**INSTRUCTIONS FOR THE TASK:**
Without the pictures, extract every line from the start of the material to the line containing "const xTicks = [2,4,6,8,10,12];", both ends included.

--- DATA SECTION ---

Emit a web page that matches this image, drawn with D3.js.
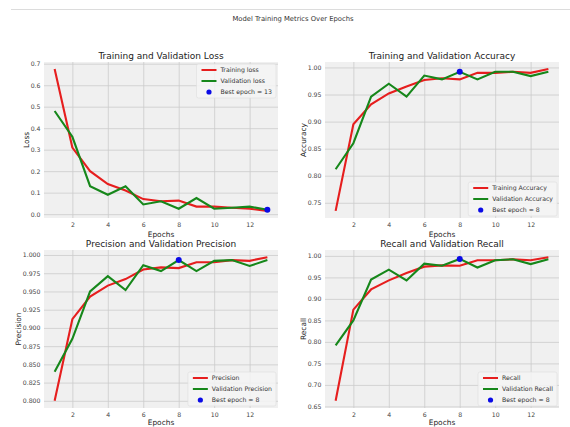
<!DOCTYPE html>
<html><head><meta charset="utf-8">
<script src="https://cdn.jsdelivr.net/npm/d3@7"></script>
<style>body{margin:0;background:#fff;} text{font-family:"DejaVu Sans",sans-serif;}</style>
</head><body>
<svg id="c" width="570" height="427"></svg>
<script>
const epochs = [1,2,3,4,5,6,7,8,9,10,11,12,13];
const xTicks = [2,4,6,8,10,12];

const lossTrain = [0.675,0.31,0.20,0.14,0.11,0.07,0.06,0.063,0.035,0.035,0.03,0.025,0.015];
const lossVal   = [0.48,0.36,0.13,0.09,0.13,0.045,0.06,0.025,0.075,0.025,0.03,0.035,0.02];
const lossTicks = [0.0,0.1,0.2,0.3,0.4,0.5,0.6,0.7];

const accTrain = [0.735,0.895,0.932,0.952,0.965,0.977,0.980,0.978,0.990,0.990,0.992,0.990,0.997];
const accVal   = [0.812,0.860,0.946,0.970,0.946,0.985,0.978,0.992,0.978,0.992,0.992,0.984,0.992];
const accTicks = [0.75,0.80,0.85,0.90,0.95,1.00];

const precTrain = [0.800,0.912,0.943,0.958,0.967,0.980,0.983,0.982,0.990,0.990,0.993,0.992,0.997];
const precVal   = [0.840,0.885,0.950,0.971,0.952,0.986,0.978,0.993,0.978,0.992,0.993,0.985,0.993];
const precTicks = [0.800,0.825,0.850,0.875,0.900,0.925,0.950,0.975,1.000];

const recTrain = [0.663,0.875,0.922,0.943,0.960,0.975,0.978,0.977,0.990,0.990,0.992,0.990,0.997];
const recVal   = [0.792,0.850,0.945,0.968,0.943,0.982,0.977,0.993,0.973,0.990,0.992,0.981,0.992];
const recTicks = [0.65,0.70,0.75,0.80,0.85,0.90,0.95,1.00];

const bestEpochs = [13, 8, 8, 8];

const RED = "#e61e1e", GREEN = "#16871a", BLUE = "#0a0ae6";

const panels = [
  {title:"Training and Validation Loss", ylabel:"Loss", train:lossTrain, val:lossVal,
   names:["Training loss","Validation loss"], best:bestEpochs[0], ticks:lossTicks, fmt:".1f",
   legendUpper:true, x0:44, x1:278, y0:62, y1:218, ylabX:26, xlabDy:18.5},
  {title:"Training and Validation Accuracy", ylabel:"Accuracy", train:accTrain, val:accVal,
   names:["Training Accuracy","Validation Accuracy"], best:bestEpochs[1], ticks:accTicks, fmt:".2f",
   legendUpper:false, x0:325, x1:559, y0:62, y1:218, ylabX:303, xlabDy:18.5},
  {title:"Precision and Validation Precision", ylabel:"Precision", train:precTrain, val:precVal,
   names:["Precision","Validation Precision"], best:bestEpochs[2], ticks:precTicks, fmt:".3f",
   legendUpper:false, x0:44, x1:278, y0:250, y1:408, ylabX:18, xlabDy:17},
  {title:"Recall and Validation Recall", ylabel:"Recall", train:recTrain, val:recVal,
   names:["Recall","Validation Recall"], best:bestEpochs[3], ticks:recTicks, fmt:".2f",
   legendUpper:false, x0:325, x1:559, y0:250, y1:408, ylabX:303, xlabDy:17}
];

const svg = d3.select("#c");

svg.append("line").attr("x1",11).attr("x2",570).attr("y1",9.5).attr("y2",9.5)
  .attr("stroke","#dcdcdc").attr("stroke-width",1);
svg.append("text").attr("x",293).attr("y",21).attr("text-anchor","middle")
  .attr("font-size",6.8).attr("fill","#333").text("Model Training Metrics Over Epochs");

function pad(ext){ const r = ext[1]-ext[0]; return [ext[0]-0.05*r, ext[1]+0.05*r]; }

panels.forEach(p => {
  const x = d3.scaleLinear().domain(pad(d3.extent(epochs))).range([p.x0,p.x1]);
  const y = d3.scaleLinear().domain(pad(d3.extent(p.train.concat(p.val)))).range([p.y1,p.y0]);
  const g = svg.append("g");

  g.append("rect").attr("x",p.x0).attr("y",p.y0).attr("width",p.x1-p.x0).attr("height",p.y1-p.y0)
    .attr("fill","#f0f0f0");

  g.append("g").attr("transform",`translate(0,${p.y1})`)
    .call(d3.axisBottom(x).tickValues(xTicks).tickSize(-(p.y1-p.y0)).tickFormat(""))
    .call(a=>a.select(".domain").remove())
    .call(a=>a.selectAll("line").attr("stroke","#cbcbcb").attr("stroke-width",0.8));
  g.append("g").attr("transform",`translate(${p.x0},0)`)
    .call(d3.axisLeft(y).tickValues(p.ticks).tickSize(-(p.x1-p.x0)).tickFormat(""))
    .call(a=>a.select(".domain").remove())
    .call(a=>a.selectAll("line").attr("stroke","#cbcbcb").attr("stroke-width",0.8));

  g.append("g").attr("transform",`translate(0,${p.y1})`)
    .call(d3.axisBottom(x).tickValues(xTicks).tickSize(0).tickPadding(5).tickFormat(d3.format("d")))
    .call(a=>a.select(".domain").remove())
    .call(a=>a.selectAll("text").attr("font-size",6.2).attr("fill","#444").attr("font-family","DejaVu Sans"));
  g.append("g").attr("transform",`translate(${p.x0},0)`)
    .call(d3.axisLeft(y).tickValues(p.ticks).tickSize(0).tickPadding(3.5).tickFormat(d3.format(p.fmt)))
    .call(a=>a.select(".domain").remove())
    .call(a=>a.selectAll("text").attr("font-size",6.2).attr("fill","#444").attr("font-family","DejaVu Sans"));

  g.append("text").attr("x",(p.x0+p.x1)/2).attr("y",p.y0-3.5).attr("text-anchor","middle")
    .attr("font-size",9).attr("fill","#222").text(p.title);
  g.append("text").attr("x",(p.x0+p.x1)/2).attr("y",p.y1+p.xlabDy).attr("text-anchor","middle")
    .attr("font-size",7.4).attr("fill","#222").text("Epochs");
  g.append("text").attr("transform",`translate(${p.ylabX+2.5},${(p.y0+p.y1)/2}) rotate(-90)`)
    .attr("text-anchor","middle").attr("font-size",7.4).attr("fill","#222").text(p.ylabel);

  const line = d3.line().x((d,i)=>x(epochs[i])).y(d=>y(d));
  g.append("path").datum(p.train).attr("d",line).attr("fill","none")
    .attr("stroke",RED).attr("stroke-width",2.1);
  g.append("path").datum(p.val).attr("d",line).attr("fill","none")
    .attr("stroke",GREEN).attr("stroke-width",2.1);
  const bi = epochs.indexOf(p.best);
  g.append("circle").attr("cx",x(p.best)).attr("cy",y(p.val[bi])).attr("r",3).attr("fill",BLUE);

  const labels = [p.names[0], p.names[1], "Best epoch = " + p.best];
  const lg = g.append("g");
  const box = lg.append("rect").attr("rx",2).attr("fill","#f5f5f5").attr("fill-opacity",0.85)
    .attr("stroke","#dedede").attr("stroke-width",0.6);
  const rowH = 11;
  const texts = labels.map((t,i)=> lg.append("text").attr("x",24).attr("y",i*rowH).attr("dy","0.35em")
      .attr("font-size",6.2).attr("fill","#333").text(t));
  lg.append("line").attr("x1",5).attr("x2",20).attr("y1",0).attr("y2",0).attr("stroke",RED).attr("stroke-width",2);
  lg.append("line").attr("x1",5).attr("x2",20).attr("y1",rowH).attr("y2",rowH).attr("stroke",GREEN).attr("stroke-width",2);
  lg.append("circle").attr("cx",12.5).attr("cy",2*rowH).attr("r",2.6).attr("fill",BLUE);
  const tw = d3.max(texts, t=>t.node().getComputedTextLength());
  const bw = 24 + tw + 4, bh = 2*rowH + 12;
  box.attr("x",0).attr("y",-6).attr("width",bw).attr("height",bh);
  const lx = p.x1 - 2 - bw;
  const ly = p.legendUpper ? p.y0 + 2 + 6 : p.y1 - 2 - bh + 6;
  lg.attr("transform",`translate(${lx},${ly})`);
});
</script>
</body></html>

---

**RESULT OF THE TASK:**
Emit a web page that matches this image, drawn with D3.js.
<!DOCTYPE html>
<html><head><meta charset="utf-8">
<script src="https://cdn.jsdelivr.net/npm/d3@7"></script>
<style>body{margin:0;background:#fff;} text{font-family:"DejaVu Sans",sans-serif;}</style>
</head><body>
<svg id="c" width="570" height="427"></svg>
<script>
const epochs = [1,2,3,4,5,6,7,8,9,10,11,12,13];
const xTicks = [2,4,6,8,10,12];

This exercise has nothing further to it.